Vertically integrated businesses were able to retain exit penalties conveniently and compliantly renamed commission as a ‘marketing allowance’ in the small print.

For providers, the commission ban saw huge savings by way of trail commission abolition, the facilitation of adviser charging against the client monies invested, execution only capabilities, and for their tied sales forces in particular a clear understanding of professional standards.

For the regulator, then the FSA now the FCA, it needed to ensure compliance with the new legislation.

That means rules, more rules and of course fees charged to regulated firms to feed the need created by more rules. Did it work? Like a curate's egg, in parts.

Persistent advice gap

It is now harder for investors with small portfolios to get advice post-RDR.

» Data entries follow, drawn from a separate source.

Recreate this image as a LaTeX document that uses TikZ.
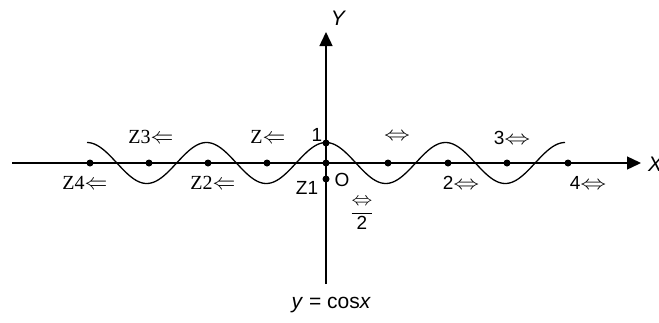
\documentclass[tikz,border=0pt]{standalone}
\usepackage{fontspec}
\usepackage{graphicx}
\setmainfont{Liberation Sans}
\newfontfamily\serifZ{Liberation Serif}
\usetikzlibrary{arrows.meta}
\newcommand{\larr}{\scalebox{1.1}[1.1]{$\Leftarrow$}}
\newcommand{\lrarr}{\scalebox{1.5}[1.15]{$\Leftrightarrow$}}
\begin{document}
\begin{tikzpicture}[x=1pt,y=-1pt,
  axis/.style={line width=1.4pt,-{Triangle[length=14pt,width=13pt]}},
  curve/.style={line width=1.3pt},
  dot/.style={circle,fill=black,inner sep=0pt,minimum size=7pt},
  lbl/.style={inner sep=0pt,font=\fontsize{19}{22}\selectfont},
  biglbl/.style={inner sep=0pt,font=\fontsize{21}{24}\selectfont},
  zlbl/.style={inner sep=0pt,font=\fontsize{20}{22}\selectfont\serifZ}]
\useasboundingbox (0,0) rectangle (659,322);
% axes
\coordinate (xs) at (12,163);
\coordinate (xe) at (641,163);
\coordinate (ys) at (326,284);
\coordinate (ye) at (326,32);
\draw[axis] (xs) -- (xe);
\draw[axis] (ys) -- (ye);
% curve
\draw[curve] plot[domain=-239:239,samples=240] ({326+\x},{163-20.5*cos(\x*3.0126)});
% dots
\node[dot] (m4) at (90,163) {};
\node[dot] (m3) at (149,163) {};
\node[dot] (m2) at (208,163) {};
\node[dot] (m1) at (267,163) {};
\node[dot] (o) at (326,163) {};
\node[dot] (p1) at (388,163) {};
\node[dot] (p2) at (448,163) {};
\node[dot] (p3) at (507,163) {};
\node[dot] (p4) at (568,163) {};
\node[dot] (one) at (326,143) {};
\node[dot] (neg) at (326,179) {};
% labels
\node[biglbl] (lY) at (338,18) {\itshape Y};
\node[biglbl,anchor=west] (lX) at (648,164) {\itshape X};
\node[zlbl] (lm3) at (151,137) {Z3\larr};
\node[zlbl] (lm1) at (268,137) {Z\larr};
\node[zlbl] (lm4) at (85,183) {Z4\larr};
\node[zlbl] (lm2) at (213,183) {Z2\larr};
\node[lbl] (lz1) at (307,188) {Z1};
\node[lbl] (lO) at (342,180) {O};
\node[lbl] (l1) at (317,135) {1};
\node[lbl] (lp1) at (397,137) {\lrarr};
\node[lbl] (lp3) at (512,138) {3\lrarr};
\node[lbl] (lp2) at (461,183) {2\lrarr};
\node[lbl] (lp4) at (588,183) {4\lrarr};
\node[lbl] (lfr) at (362,214) {$\displaystyle\frac{\scalebox{1.2}[1.1]{$\Leftrightarrow$}}{\mbox{2}}$};
\node[biglbl] (lcap) at (331,305) {\itshape y\/\upshape{} = cos\itshape x};
\end{tikzpicture}
\end{document}
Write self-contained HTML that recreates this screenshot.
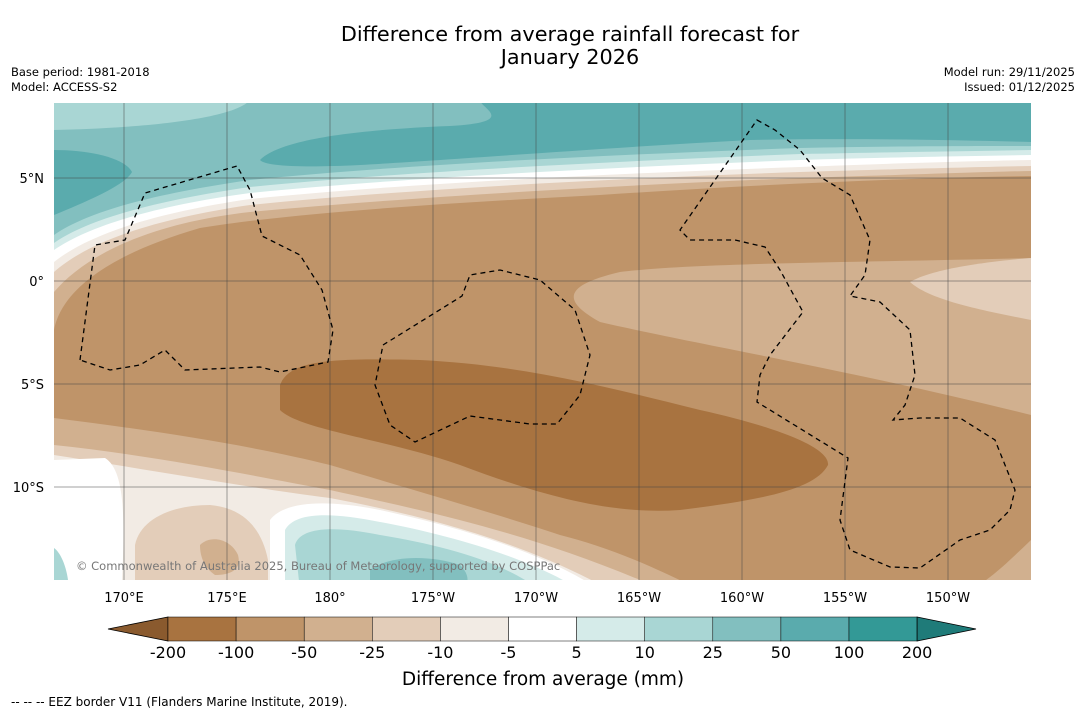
<!DOCTYPE html>
<html><head><meta charset="utf-8"><style>
body{margin:0;background:#fff;font-family:"DejaVu Sans",sans-serif;}
svg text{font-family:"DejaVu Sans",sans-serif;}
</style></head><body>
<svg id="s" width="1085" height="713" viewBox="0 0 1085 713">
<rect width="1085" height="713" fill="#fff"/>
<text x="570" y="41" font-size="20.8" text-anchor="middle">Difference from average rainfall forecast for</text>
<text x="570" y="64" font-size="20.8" text-anchor="middle">January 2026</text>
<text x="11" y="76" font-size="11.5">Base period: 1981-2018</text>
<text x="11" y="91" font-size="11.5">Model: ACCESS-S2</text>
<text x="1075" y="76" font-size="11.5" text-anchor="end">Model run: 29/11/2025</text>
<text x="1075" y="91" font-size="11.5" text-anchor="end">Issued: 01/12/2025</text>
<defs><clipPath id="mc"><rect x="54" y="103" width="977" height="477"/></clipPath></defs>
<g clip-path="url(#mc)">
<rect x="54" y="103" width="977" height="477" fill="#d1b08f"/>
<path fill="#bf9469" d="M54,330 C60,300 90,260 200,228 C300,212 450,203 600,195 C750,185 900,178 1031,176 L1031,258 C900,262 700,262 620,272 C565,285 560,300 600,322 C700,345 850,370 1031,415 L1031,540 C1010,560 990,580 970,590 L700,590 C640,560 600,545 560,535 C500,515 430,495 330,465 C250,445 150,430 54,418 Z"/>
<path fill="#e3cdb9" d="M1031,258 C980,262 930,270 910,282 C930,300 980,310 1031,320 Z"/>
<path fill="#a87340" d="M280,385 C290,360 330,358 420,360 C520,365 600,385 700,410 C790,430 830,450 828,465 C815,490 760,500 680,510 C610,515 540,495 460,465 C390,440 300,430 280,410 Z"/>
<path fill="#e3cdb9" d="M54,445 C150,455 250,475 330,490 C420,510 520,530 640,580 L54,590 Z"/>
<path fill="#f2ebe4" d="M54,455 C150,470 250,488 330,498 C420,515 520,540 610,590 L54,590 Z"/>
<path fill="#e3cdb9" d="M135,545 C140,520 170,505 210,505 C245,508 262,530 268,560 L268,590 L135,590 Z"/>
<path fill="#d1b08f" d="M200,545 C210,535 230,538 238,555 C242,570 230,575 215,575 C205,568 200,558 200,545 Z"/>
<path fill="#fff" d="M270,520 C285,500 330,500 380,510 C450,525 540,550 600,590 L270,590 Z"/>
<path fill="#fff" d="M54,460 L105,458 C125,470 125,520 122,580 L54,590 Z"/>
<path fill="#d5ebe9" d="M285,530 C295,512 330,512 380,522 C450,535 530,558 580,590 L285,590 Z"/>
<path fill="#a9d6d4" d="M295,545 C300,528 330,525 380,535 C440,545 500,560 540,590 L300,590 Z"/>
<path fill="#82bfbf" d="M370,570 C390,555 430,555 460,565 C470,575 470,585 460,590 L370,590 Z"/>
<path fill="#a9d6d4" d="M54,548 C60,552 66,565 68,580 L54,590 Z"/>
<path fill="#e3cdb9" d="M54,292 C90,250 160,222 250,212 C400,198 600,186 800,178 C900,175 980,172 1031,171 L1031,100 L54,100 Z"/>
<path fill="#f2ebe4" d="M54,272 C90,240 160,218 250,205 C400,190 600,179 800,172 C900,169 980,167 1031,166 L1031,100 L54,100 Z"/>
<path fill="#fff" d="M54,262 C90,233 160,212 250,199 C400,184 600,174 800,167 C900,163 980,161 1031,160 L1031,100 L54,100 Z"/>
<path fill="#d5ebe9" d="M54,250 C90,225 160,205 250,193 C400,178 600,168 800,160 C900,157 980,156 1031,155 L1031,100 L54,100 Z"/>
<path fill="#a9d6d4" d="M54,243 C90,218 160,200 250,187 C400,172 600,162 800,154 C900,152 980,151 1031,150 L1031,100 L54,100 Z"/>
<path fill="#82bfbf" d="M54,235 C90,210 160,193 250,180 C400,165 600,155 800,148 C900,146 980,146 1031,146 L1031,100 L54,100 Z"/>
<path fill="#a9d6d4" d="M54,100 L250,100 C235,118 150,128 54,130 Z"/>
<path fill="#5aabad" d="M260,160 C280,140 350,130 450,126 C520,122 480,108 480,100 L1031,100 L1031,142 C950,140 850,138 750,140 C600,148 450,160 360,165 C300,168 265,166 260,160 Z"/>
<path fill="#5aabad" d="M54,150 C90,150 125,158 132,172 C125,185 90,200 54,215 Z"/>
<g stroke="#444" stroke-width="0.5" id="grid"></g>
<g fill="none" stroke="#000" stroke-width="1.3" stroke-dasharray="5,4">
<path d="M80,360 L95,245 L125,240 L145,193 L237,166 L250,190 L262,236 L300,255 L322,290 L333,330 L328,362 L280,372 L260,367 L185,370 L165,350 L140,365 L110,370 Z"/>
<path d="M383,345 L462,296 L470,275 L500,270 L540,280 L575,310 L590,355 L580,395 L557,424 L530,424 L470,416 L415,442 L390,425 L375,385 Z"/>
<path d="M757,120 L775,130 L800,150 L822,178 L850,195 L870,240 L865,275 L850,296 L880,302 L910,330 L915,375 L905,405 L893,420 L920,418 L960,418 L995,440 L1015,490 L1010,510 L990,530 L960,540 L920,568 L890,567 L850,550 L840,520 L848,458 L757,402 L760,375 L770,355 L803,312 L780,270 L765,247 L735,240 L690,240 L680,230 Z"/>
</g>
<text x="76" y="570" font-size="11.5" fill="#777">© Commonwealth of Australia 2025, Bureau of Meteorology, supported by COSPPac</text>
</g>
<g id="axes"></g>
<g id="cbar"></g>
<text x="543" y="685" font-size="18.5" text-anchor="middle">Difference from average (mm)</text>
<text x="11" y="706" font-size="12">-- -- -- EEZ border V11 (Flanders Marine Institute, 2019).</text>
</svg>
<script>
const lonLabels=["170°E","175°E","180°","175°W","170°W","165°W","160°W","155°W","150°W"];
const lonValues=[170,175,180,185,190,195,200,205,210];
const latLabels=["5°N","0°","5°S","10°S"];
const latValues=[5,0,-5,-10];
const levelLabels=["-200","-100","-50","-25","-10","-5","5","10","25","50","100","200"];
const levelColors=["#a87340","#bf9469","#d1b08f","#e3cdb9","#f2ebe4","#ffffff","#d5ebe9","#a9d6d4","#82bfbf","#5aabad","#339996"];
const underColor="#8a5a2e", overColor="#1f7b79";
const NS="http://www.w3.org/2000/svg";
const xLon=v=>124+(v-170)*20.6;
const yLat=v=>281-v*20.6;
const grid=document.getElementById('grid'),axes=document.getElementById('axes'),cb=document.getElementById('cbar');
function mk(tag,at,parent){const e=document.createElementNS(NS,tag);for(const k in at)e.setAttribute(k,at[k]);parent.appendChild(e);return e;}
lonValues.forEach((v,i)=>{
 const l=mk('line',{x1:xLon(v),x2:xLon(v),y1:103,y2:580},grid);
 
 
 const t=mk('text',{x:xLon(v),y:602,'font-size':13,'text-anchor':'middle'},axes);t.textContent=lonLabels[i];
 
 
});
latValues.forEach((v,i)=>{
 const l=mk('line',{x1:54,x2:1031,y1:yLat(v),y2:yLat(v)},grid);
 
 
 const t=mk('text',{x:44,y:yLat(v)+5,'font-size':13,'text-anchor':'end'},axes);t.textContent=latLabels[i];
 
 
});
const cx0=168,cw=68.1,cy=617,ch=24;
const under=mk('polygon',{points:`108,${cy+ch/2} ${cx0},${cy} ${cx0},${cy+ch}`,fill:underColor,stroke:'#000','stroke-width':0.8},cb);


levelColors.forEach((c,i)=>{
 const r=mk('rect',{x:cx0+i*cw,y:cy,width:cw,height:ch,fill:c,stroke:'#000','stroke-width':0.5},cb);
 
 
});
const xe=cx0+levelColors.length*cw;
const over=mk('polygon',{points:`${xe},${cy} 976,${cy+ch/2} ${xe},${cy+ch}`,fill:overColor,stroke:'#000','stroke-width':0.8},cb);


levelLabels.forEach((s,i)=>{
 const t=mk('text',{x:cx0+i*cw,y:658,'font-size':16,'text-anchor':'middle'},cb);t.textContent=s;
 
 
});
</script>
</body></html>
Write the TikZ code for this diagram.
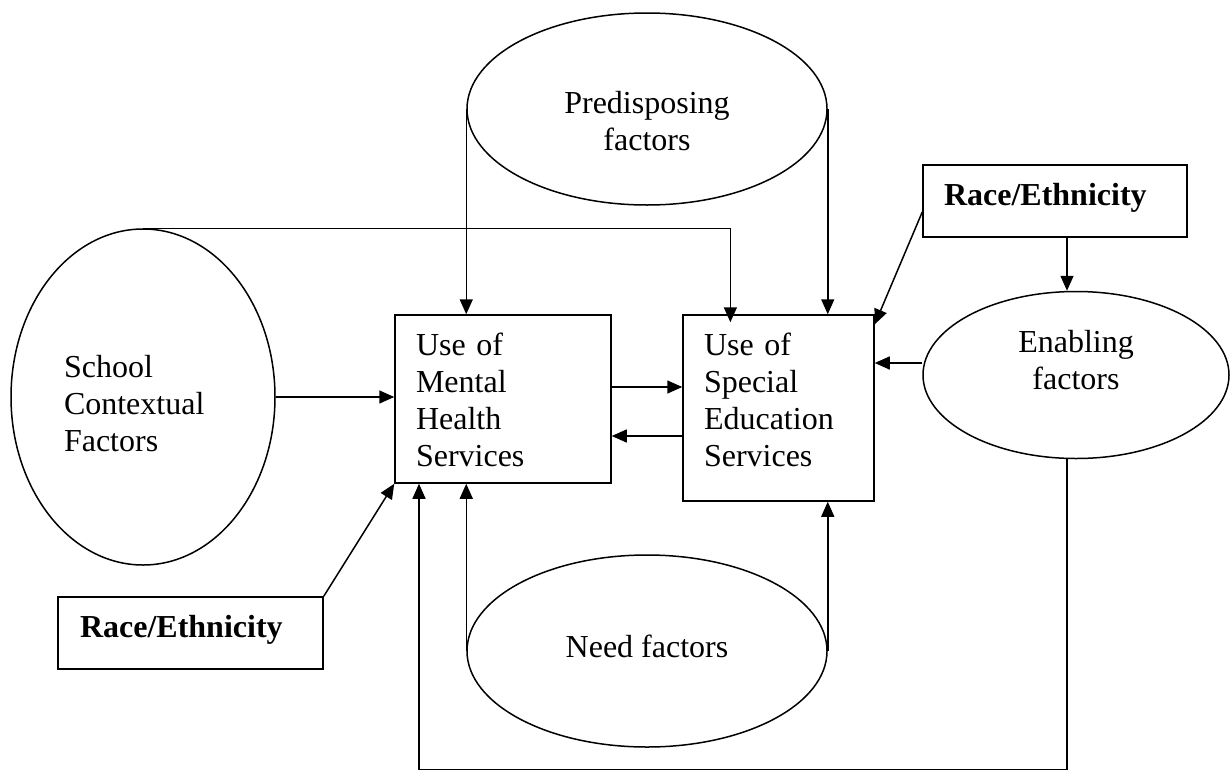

Many advisers have segmented their advice depending on the size of investor portfolios, meaning that for investors with small portfolios, it's very hard to get bespoke advice. Instead, you are likely to be risk-rated and sold a model portfolio based on that risk rating. 

Many studies have also shown that a kind of £50,000 rule applies and if you have less than £50,000, you are just not attractive to an adviser business. 

There's also some difficulty with self-selecting as well, because the smaller your portfolio, the less likely you are going to want to pay an upfront fee, because of course that fee will make up a larger proportion of your assets.

Of course, it should be remembered that general insurance and protection did not have to change the commission structures so, surprise, surprise, volumes have grown.

I think this is a work in progress – the FCA published a review in December 2020. 

In summary, after eight years, it has found that “on the whole, the financial advice market is improving, albeit slowly". It noted that “many consumers do not seek, or receive, the sort of help with their finances that would equip them to make better investment decisions”. 

Adviser numbers

Hidden bits of unintended consumer detriment are that the number of adviser firms has reduced. This is driven by the cost and complexity of regulation.

The first six months of 2022 saw 5,662 firms and 10,604 individuals join the FCA register.

Over the same period 8,444 firms de-authorised and 11,523 individuals left the register, according to the Autus Data Services FCA Register Summer Landscape report.